> **Records provided**:
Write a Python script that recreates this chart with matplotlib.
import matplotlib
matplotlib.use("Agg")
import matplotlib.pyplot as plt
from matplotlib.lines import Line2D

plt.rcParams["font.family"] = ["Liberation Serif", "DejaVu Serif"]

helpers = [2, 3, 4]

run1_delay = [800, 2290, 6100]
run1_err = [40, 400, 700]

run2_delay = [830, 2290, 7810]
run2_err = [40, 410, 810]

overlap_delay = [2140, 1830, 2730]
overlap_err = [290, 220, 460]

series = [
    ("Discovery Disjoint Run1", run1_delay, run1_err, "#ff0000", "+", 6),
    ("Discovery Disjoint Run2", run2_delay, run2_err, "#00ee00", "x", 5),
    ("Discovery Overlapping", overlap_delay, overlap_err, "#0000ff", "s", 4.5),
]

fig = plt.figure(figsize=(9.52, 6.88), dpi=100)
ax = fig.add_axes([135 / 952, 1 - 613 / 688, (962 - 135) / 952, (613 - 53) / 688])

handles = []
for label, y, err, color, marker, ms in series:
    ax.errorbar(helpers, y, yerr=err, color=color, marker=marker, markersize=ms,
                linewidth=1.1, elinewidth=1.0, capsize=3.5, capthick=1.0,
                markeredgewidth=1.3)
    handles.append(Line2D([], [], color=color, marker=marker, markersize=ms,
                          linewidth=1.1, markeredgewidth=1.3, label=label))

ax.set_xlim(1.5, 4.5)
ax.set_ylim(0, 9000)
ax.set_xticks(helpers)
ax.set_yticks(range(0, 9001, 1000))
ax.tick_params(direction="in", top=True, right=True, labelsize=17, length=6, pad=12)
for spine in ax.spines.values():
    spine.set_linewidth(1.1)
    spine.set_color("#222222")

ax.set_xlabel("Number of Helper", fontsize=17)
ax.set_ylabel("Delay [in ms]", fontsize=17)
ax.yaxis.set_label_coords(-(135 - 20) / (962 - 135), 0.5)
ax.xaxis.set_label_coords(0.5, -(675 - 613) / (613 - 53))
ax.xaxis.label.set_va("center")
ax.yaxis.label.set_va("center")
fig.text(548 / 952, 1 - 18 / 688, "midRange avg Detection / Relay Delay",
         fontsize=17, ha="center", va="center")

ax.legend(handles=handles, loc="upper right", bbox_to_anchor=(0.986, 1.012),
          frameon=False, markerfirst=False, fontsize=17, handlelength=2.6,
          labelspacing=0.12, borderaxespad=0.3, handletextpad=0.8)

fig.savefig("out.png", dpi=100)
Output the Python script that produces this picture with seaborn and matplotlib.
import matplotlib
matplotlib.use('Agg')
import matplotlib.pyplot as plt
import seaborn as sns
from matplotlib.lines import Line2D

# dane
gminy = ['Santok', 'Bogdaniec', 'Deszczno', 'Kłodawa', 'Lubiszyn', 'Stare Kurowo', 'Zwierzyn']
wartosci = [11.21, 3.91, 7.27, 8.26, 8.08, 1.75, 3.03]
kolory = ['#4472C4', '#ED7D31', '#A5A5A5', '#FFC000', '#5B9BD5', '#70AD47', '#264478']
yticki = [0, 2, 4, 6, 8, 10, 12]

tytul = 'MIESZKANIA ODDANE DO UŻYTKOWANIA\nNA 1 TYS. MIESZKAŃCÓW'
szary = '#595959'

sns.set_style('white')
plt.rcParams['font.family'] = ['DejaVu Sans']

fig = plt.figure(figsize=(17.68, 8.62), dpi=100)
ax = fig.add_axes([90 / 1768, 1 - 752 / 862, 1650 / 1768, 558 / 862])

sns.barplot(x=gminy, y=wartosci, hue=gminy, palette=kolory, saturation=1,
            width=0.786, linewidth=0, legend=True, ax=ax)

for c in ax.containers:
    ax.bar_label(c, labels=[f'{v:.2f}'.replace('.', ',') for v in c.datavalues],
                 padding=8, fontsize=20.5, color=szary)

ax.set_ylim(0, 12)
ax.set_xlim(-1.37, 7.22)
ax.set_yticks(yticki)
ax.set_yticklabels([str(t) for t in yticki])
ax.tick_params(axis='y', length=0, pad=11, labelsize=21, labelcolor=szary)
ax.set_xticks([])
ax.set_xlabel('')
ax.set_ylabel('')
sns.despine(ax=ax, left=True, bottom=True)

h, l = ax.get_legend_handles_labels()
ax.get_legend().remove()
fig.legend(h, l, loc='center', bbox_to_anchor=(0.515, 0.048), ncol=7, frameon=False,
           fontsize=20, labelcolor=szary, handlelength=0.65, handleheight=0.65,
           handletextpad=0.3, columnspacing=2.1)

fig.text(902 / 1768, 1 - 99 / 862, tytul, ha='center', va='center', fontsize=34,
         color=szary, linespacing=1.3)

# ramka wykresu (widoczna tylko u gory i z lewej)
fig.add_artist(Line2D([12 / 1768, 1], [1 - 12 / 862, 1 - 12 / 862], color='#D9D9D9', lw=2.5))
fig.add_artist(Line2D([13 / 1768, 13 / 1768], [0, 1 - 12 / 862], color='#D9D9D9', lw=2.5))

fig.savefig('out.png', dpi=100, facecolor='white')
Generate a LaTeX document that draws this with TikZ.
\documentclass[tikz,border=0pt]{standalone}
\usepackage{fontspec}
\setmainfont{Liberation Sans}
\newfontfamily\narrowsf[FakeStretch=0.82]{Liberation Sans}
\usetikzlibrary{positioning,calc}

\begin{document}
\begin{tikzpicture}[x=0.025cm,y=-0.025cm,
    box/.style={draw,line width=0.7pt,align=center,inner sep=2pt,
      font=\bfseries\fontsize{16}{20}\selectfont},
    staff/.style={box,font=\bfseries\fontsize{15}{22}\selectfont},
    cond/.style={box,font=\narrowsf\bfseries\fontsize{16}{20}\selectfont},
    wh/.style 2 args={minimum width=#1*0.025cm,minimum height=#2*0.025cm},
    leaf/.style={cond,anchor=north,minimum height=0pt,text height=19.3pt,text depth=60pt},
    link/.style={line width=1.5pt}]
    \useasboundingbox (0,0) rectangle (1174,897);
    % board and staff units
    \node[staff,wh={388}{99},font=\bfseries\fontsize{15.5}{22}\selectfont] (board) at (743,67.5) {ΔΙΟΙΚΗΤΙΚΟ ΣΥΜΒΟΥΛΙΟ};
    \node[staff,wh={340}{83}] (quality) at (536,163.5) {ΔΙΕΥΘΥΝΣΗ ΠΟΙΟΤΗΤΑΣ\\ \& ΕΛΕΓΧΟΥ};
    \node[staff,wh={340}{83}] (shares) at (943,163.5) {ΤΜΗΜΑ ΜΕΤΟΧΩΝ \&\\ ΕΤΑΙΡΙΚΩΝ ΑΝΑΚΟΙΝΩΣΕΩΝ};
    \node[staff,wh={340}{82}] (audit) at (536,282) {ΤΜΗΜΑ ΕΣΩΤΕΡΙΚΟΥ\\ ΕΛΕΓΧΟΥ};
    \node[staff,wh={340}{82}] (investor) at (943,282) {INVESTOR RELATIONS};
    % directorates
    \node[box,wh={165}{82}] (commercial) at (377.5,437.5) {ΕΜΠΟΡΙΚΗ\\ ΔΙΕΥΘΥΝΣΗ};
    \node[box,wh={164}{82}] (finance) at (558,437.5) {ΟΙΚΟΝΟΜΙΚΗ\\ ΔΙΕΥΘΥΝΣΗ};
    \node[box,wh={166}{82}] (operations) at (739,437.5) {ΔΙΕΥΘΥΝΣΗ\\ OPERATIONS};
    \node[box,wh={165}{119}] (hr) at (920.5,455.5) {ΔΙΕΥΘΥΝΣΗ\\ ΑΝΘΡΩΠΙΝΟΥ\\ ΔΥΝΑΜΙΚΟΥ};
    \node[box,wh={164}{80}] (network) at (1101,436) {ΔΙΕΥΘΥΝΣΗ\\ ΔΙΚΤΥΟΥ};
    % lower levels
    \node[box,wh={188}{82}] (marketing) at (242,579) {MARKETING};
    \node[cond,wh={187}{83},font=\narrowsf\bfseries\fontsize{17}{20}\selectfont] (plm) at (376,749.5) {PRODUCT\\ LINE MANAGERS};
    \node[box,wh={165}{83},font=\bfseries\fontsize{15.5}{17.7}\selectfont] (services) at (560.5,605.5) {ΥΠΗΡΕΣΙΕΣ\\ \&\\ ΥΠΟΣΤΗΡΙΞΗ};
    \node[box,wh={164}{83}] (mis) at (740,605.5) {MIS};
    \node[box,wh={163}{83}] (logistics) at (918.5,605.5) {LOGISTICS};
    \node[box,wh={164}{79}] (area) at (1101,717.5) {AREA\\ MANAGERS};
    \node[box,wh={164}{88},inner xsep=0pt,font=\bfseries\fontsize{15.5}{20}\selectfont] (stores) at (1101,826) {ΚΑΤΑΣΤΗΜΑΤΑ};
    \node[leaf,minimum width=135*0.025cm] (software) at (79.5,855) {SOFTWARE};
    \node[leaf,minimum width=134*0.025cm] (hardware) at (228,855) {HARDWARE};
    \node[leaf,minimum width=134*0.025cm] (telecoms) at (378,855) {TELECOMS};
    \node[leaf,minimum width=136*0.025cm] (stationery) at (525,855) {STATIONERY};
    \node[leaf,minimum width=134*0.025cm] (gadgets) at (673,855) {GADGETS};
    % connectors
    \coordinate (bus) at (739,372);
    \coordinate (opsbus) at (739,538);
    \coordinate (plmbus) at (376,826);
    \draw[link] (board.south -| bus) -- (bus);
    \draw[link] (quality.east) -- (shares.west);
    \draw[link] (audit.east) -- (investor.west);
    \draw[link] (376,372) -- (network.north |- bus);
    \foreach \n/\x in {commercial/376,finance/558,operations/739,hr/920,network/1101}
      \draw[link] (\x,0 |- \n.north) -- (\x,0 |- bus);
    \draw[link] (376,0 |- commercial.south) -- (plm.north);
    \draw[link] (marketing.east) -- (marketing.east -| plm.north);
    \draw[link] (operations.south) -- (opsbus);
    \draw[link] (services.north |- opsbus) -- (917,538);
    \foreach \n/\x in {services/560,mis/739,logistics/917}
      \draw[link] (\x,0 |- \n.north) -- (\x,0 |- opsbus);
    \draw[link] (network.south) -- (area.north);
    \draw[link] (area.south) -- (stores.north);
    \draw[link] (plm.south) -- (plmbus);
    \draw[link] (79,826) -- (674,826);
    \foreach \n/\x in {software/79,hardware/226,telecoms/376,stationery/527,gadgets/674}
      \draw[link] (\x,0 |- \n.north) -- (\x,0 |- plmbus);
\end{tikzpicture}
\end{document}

> **Task objective**:
Up to and including the line with "run2_err = [40, 410, 810]", repeat the entries exactly, beginning at their first line.

> **Solution below**:
Write a Python script that recreates this chart with matplotlib.
import matplotlib
matplotlib.use("Agg")
import matplotlib.pyplot as plt
from matplotlib.lines import Line2D

plt.rcParams["font.family"] = ["Liberation Serif", "DejaVu Serif"]

helpers = [2, 3, 4]

run1_delay = [800, 2290, 6100]
run1_err = [40, 400, 700]

run2_delay = [830, 2290, 7810]
run2_err = [40, 410, 810]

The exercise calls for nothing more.